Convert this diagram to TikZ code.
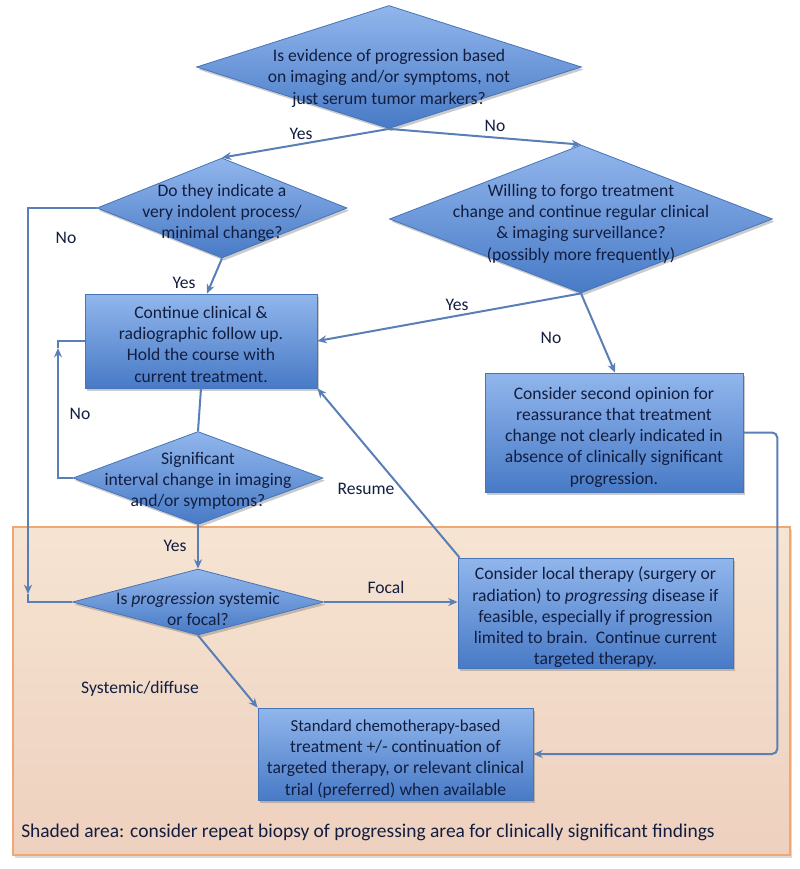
\documentclass[tikz,border=0pt]{standalone}
\usepackage{fontspec}
\setmainfont{Carlito}
\usetikzlibrary{arrows.meta,shapes.geometric,shadows,calc}
\definecolor{boxtop}{RGB}{145,182,236}
\definecolor{boxbot}{RGB}{72,122,198}
\definecolor{boxline}{RGB}{70,116,184}
\definecolor{txt}{RGB}{18,30,64}
\definecolor{arrcol}{RGB}{90,126,182}
\definecolor{peachtop}{RGB}{246,228,210}
\definecolor{peachbot}{RGB}{238,208,190}
\definecolor{peachline}{RGB}{238,168,118}
\newcommand{\ztext}[2][3pt]{\makebox[0pt]{\raisebox{\dimexpr-0.6ex-#1\relax}[0pt][0pt]{\begin{tabular}{@{}c@{}}#2\end{tabular}}}}
\tikzset{
  base/.style={draw=boxline, line width=0.6pt, top color=boxtop, bottom color=boxbot,
    text=txt, inner sep=0pt, font=\fontsize{13.2}{15.9}\selectfont,
    drop shadow={shadow xshift=1.5pt, shadow yshift=-2pt, opacity=0.35, fill=black!60}},
  decision/.style={base, diamond},
  stepbox/.style={base, rectangle},
  conn/.style={draw=arrcol, line width=1.5pt},
  arr/.style={conn, -{Stealth[length=7pt,width=6pt]}},
  lbl/.style={text=txt, font=\fontsize{13.2}{15}\selectfont, inner sep=0pt}
}
\begin{document}
\begin{tikzpicture}[x=0.75pt,y=-0.75pt]
\useasboundingbox (0,0) rectangle (800,869);
% shaded area
\node[draw=peachline, line width=1pt, top color=peachtop, bottom color=peachbot,
  minimum width=582.75pt, minimum height=246pt, inner sep=0pt,
  drop shadow={shadow xshift=1.5pt, shadow yshift=-2pt, opacity=0.3, fill=black!50}]
  (shade) at (401.5,691) {};
\node[lbl, anchor=west, font=\fontsize{14.6}{16}\selectfont] (shadetxt) at (21,832)
  {Shaded area: consider repeat biopsy of progressing area for clinically significant findings};

% decisions
\node[decision, minimum width=288.75pt, minimum height=92.25pt] (D1) at (389,67)
  {\ztext[8pt]{Is evidence of progression based\\on imaging and/or symptoms, not\\just serum tumor markers?}};
\node[decision, minimum width=187.5pt, minimum height=75pt] (D2) at (222,208)
  {\ztext{Do they indicate a\\very indolent process/\\minimal change?}};
\node[decision, minimum width=287.25pt, minimum height=111pt] (D3) at (581,219)
  {\ztext{Willing to forgo treatment\\change and continue regular clinical\\\& imaging surveillance?\\(possibly more frequently)}};
\node[decision, minimum width=187.5pt, minimum height=69.75pt] (D4) at (198,478)
  {\ztext[1.5pt]{Significant\\interval change in imaging\\and/or symptoms?}};
\node[decision, minimum width=188.25pt, minimum height=49.5pt] (D5) at (198,602)
  {\ztext[5.5pt]{Is \textit{progression} systemic\\or focal?}};

% boxes
\node[stepbox, minimum width=174pt, minimum height=70.5pt] (B1) at (201,341)
  {\ztext{Continue clinical \&\\radiographic follow up.\\Hold the course with\\current treatment.}};
\node[stepbox, minimum width=193.5pt, minimum height=89.25pt] (B2) at (614,432.5)
  {\ztext{Consider second opinion for\\reassurance that treatment\\change not clearly indicated in\\absence of clinically significant\\progression.}};
\node[stepbox, minimum width=206.25pt, minimum height=82.5pt] (B3) at (595.5,613)
  {\ztext{Consider local therapy (surgery or\\radiation) to \textit{progressing} disease if\\feasible, especially if progression\\limited to brain.\ \ Continue current\\targeted therapy.}};
\node[stepbox, minimum width=206.25pt, minimum height=69pt] (B4) at (395.5,754)
  {\ztext{\fontsize{12.6}{15.9}\selectfont Standard chemotherapy-based\\treatment +/- continuation of\\targeted therapy, or relevant clinical\\trial (preferred) when available}};

% connectors
\draw[arr] (D1.south) -- (D2.north);
\draw[arr] (D1.south) -- (D3.north);
\draw[arr] (D2.south) -- ($(B1.north)+(6,0)$);
\coordinate (c1) at (28,594);
\draw[arr] (D2.west) -| (c1);
\draw[conn] (c1) |- (D5.west);
\draw[arr] (D3.south) -- (B1.east);
\draw[arr] (D3.south) -- ($(B2.north)+(1,0)$);
\draw[conn] (B1.south) -- (D4.north);
\coordinate (c2) at (58,348);
\draw[arr] (D4.west) -| (c2);
\draw[conn] (c2) |- (B1.west);
\draw[arr] (D4.south) -- (D5.north);
\draw[arr] (D5.east) -- (D5.east -| B3.west);
\draw[arr] (D5.south) -- (B4.north west);
\draw[arr] ($(B3.north west)+(2,0)$) -- (B1.south east);
\draw[arr, rounded corners=4pt] (B2.east) -- ($(B2.east)+(34,0)$) |- (B4.east);

% labels
\node[lbl] (lyes1) at (301,134) {Yes};
\node[lbl] (lno1) at (495,126) {No};
\node[lbl] (lno2) at (66,238) {No};
\node[lbl] (lyes2) at (184,283) {Yes};
\node[lbl] (lyes3) at (457,305) {Yes};
\node[lbl] (lno3) at (551,338) {No};
\node[lbl] (lno4) at (80,414) {No};
\node[lbl] (lres) at (366,489) {Resume};
\node[lbl] (lyes4) at (175,546) {Yes};
\node[lbl] (lfocal) at (386,587) {Focal};
\node[lbl] (lsys) at (140,689) {Systemic/diffuse};
\end{tikzpicture}
\end{document}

Stated goal:
Repeat all the data as it stands, dropping any images it holds.

Final result:
Convert this diagram to TikZ code.
\documentclass[tikz,border=0pt]{standalone}
\usepackage{fontspec}
\setmainfont{Carlito}
\usetikzlibrary{arrows.meta,shapes.geometric,shadows,calc}
\definecolor{boxtop}{RGB}{145,182,236}
\definecolor{boxbot}{RGB}{72,122,198}
\definecolor{boxline}{RGB}{70,116,184}
\definecolor{txt}{RGB}{18,30,64}
\definecolor{arrcol}{RGB}{90,126,182}
\definecolor{peachtop}{RGB}{246,228,210}
\definecolor{peachbot}{RGB}{238,208,190}
\definecolor{peachline}{RGB}{238,168,118}
\newcommand{\ztext}[2][3pt]{\makebox[0pt]{\raisebox{\dimexpr-0.6ex-#1\relax}[0pt][0pt]{\begin{tabular}{@{}c@{}}#2\end{tabular}}}}
\tikzset{
  base/.style={draw=boxline, line width=0.6pt, top color=boxtop, bottom color=boxbot,
    text=txt, inner sep=0pt, font=\fontsize{13.2}{15.9}\selectfont,
    drop shadow={shadow xshift=1.5pt, shadow yshift=-2pt, opacity=0.35, fill=black!60}},
  decision/.style={base, diamond},
  stepbox/.style={base, rectangle},
  conn/.style={draw=arrcol, line width=1.5pt},
  arr/.style={conn, -{Stealth[length=7pt,width=6pt]}},
  lbl/.style={text=txt, font=\fontsize{13.2}{15}\selectfont, inner sep=0pt}
}
\begin{document}
\begin{tikzpicture}[x=0.75pt,y=-0.75pt]
\useasboundingbox (0,0) rectangle (800,869);
% shaded area
\node[draw=peachline, line width=1pt, top color=peachtop, bottom color=peachbot,
  minimum width=582.75pt, minimum height=246pt, inner sep=0pt,
  drop shadow={shadow xshift=1.5pt, shadow yshift=-2pt, opacity=0.3, fill=black!50}]
  (shade) at (401.5,691) {};
\node[lbl, anchor=west, font=\fontsize{14.6}{16}\selectfont] (shadetxt) at (21,832)
  {Shaded area: consider repeat biopsy of progressing area for clinically significant findings};

% decisions
\node[decision, minimum width=288.75pt, minimum height=92.25pt] (D1) at (389,67)
  {\ztext[8pt]{Is evidence of progression based\\on imaging and/or symptoms, not\\just serum tumor markers?}};
\node[decision, minimum width=187.5pt, minimum height=75pt] (D2) at (222,208)
  {\ztext{Do they indicate a\\very indolent process/\\minimal change?}};
\node[decision, minimum width=287.25pt, minimum height=111pt] (D3) at (581,219)
  {\ztext{Willing to forgo treatment\\change and continue regular clinical\\\& imaging surveillance?\\(possibly more frequently)}};
\node[decision, minimum width=187.5pt, minimum height=69.75pt] (D4) at (198,478)
  {\ztext[1.5pt]{Significant\\interval change in imaging\\and/or symptoms?}};
\node[decision, minimum width=188.25pt, minimum height=49.5pt] (D5) at (198,602)
  {\ztext[5.5pt]{Is \textit{progression} systemic\\or focal?}};

% boxes
\node[stepbox, minimum width=174pt, minimum height=70.5pt] (B1) at (201,341)
  {\ztext{Continue clinical \&\\radiographic follow up.\\Hold the course with\\current treatment.}};
\node[stepbox, minimum width=193.5pt, minimum height=89.25pt] (B2) at (614,432.5)
  {\ztext{Consider second opinion for\\reassurance that treatment\\change not clearly indicated in\\absence of clinically significant\\progression.}};
\node[stepbox, minimum width=206.25pt, minimum height=82.5pt] (B3) at (595.5,613)
  {\ztext{Consider local therapy (surgery or\\radiation) to \textit{progressing} disease if\\feasible, especially if progression\\limited to brain.\ \ Continue current\\targeted therapy.}};
\node[stepbox, minimum width=206.25pt, minimum height=69pt] (B4) at (395.5,754)
  {\ztext{\fontsize{12.6}{15.9}\selectfont Standard chemotherapy-based\\treatment +/- continuation of\\targeted therapy, or relevant clinical\\trial (preferred) when available}};

% connectors
\draw[arr] (D1.south) -- (D2.north);
\draw[arr] (D1.south) -- (D3.north);
\draw[arr] (D2.south) -- ($(B1.north)+(6,0)$);
\coordinate (c1) at (28,594);
\draw[arr] (D2.west) -| (c1);
\draw[conn] (c1) |- (D5.west);
\draw[arr] (D3.south) -- (B1.east);
\draw[arr] (D3.south) -- ($(B2.north)+(1,0)$);
\draw[conn] (B1.south) -- (D4.north);
\coordinate (c2) at (58,348);
\draw[arr] (D4.west) -| (c2);
\draw[conn] (c2) |- (B1.west);
\draw[arr] (D4.south) -- (D5.north);
\draw[arr] (D5.east) -- (D5.east -| B3.west);
\draw[arr] (D5.south) -- (B4.north west);
\draw[arr] ($(B3.north west)+(2,0)$) -- (B1.south east);
\draw[arr, rounded corners=4pt] (B2.east) -- ($(B2.east)+(34,0)$) |- (B4.east);

% labels
\node[lbl] (lyes1) at (301,134) {Yes};
\node[lbl] (lno1) at (495,126) {No};
\node[lbl] (lno2) at (66,238) {No};
\node[lbl] (lyes2) at (184,283) {Yes};
\node[lbl] (lyes3) at (457,305) {Yes};
\node[lbl] (lno3) at (551,338) {No};
\node[lbl] (lno4) at (80,414) {No};
\node[lbl] (lres) at (366,489) {Resume};
\node[lbl] (lyes4) at (175,546) {Yes};
\node[lbl] (lfocal) at (386,587) {Focal};
\node[lbl] (lsys) at (140,689) {Systemic/diffuse};
\end{tikzpicture}
\end{document}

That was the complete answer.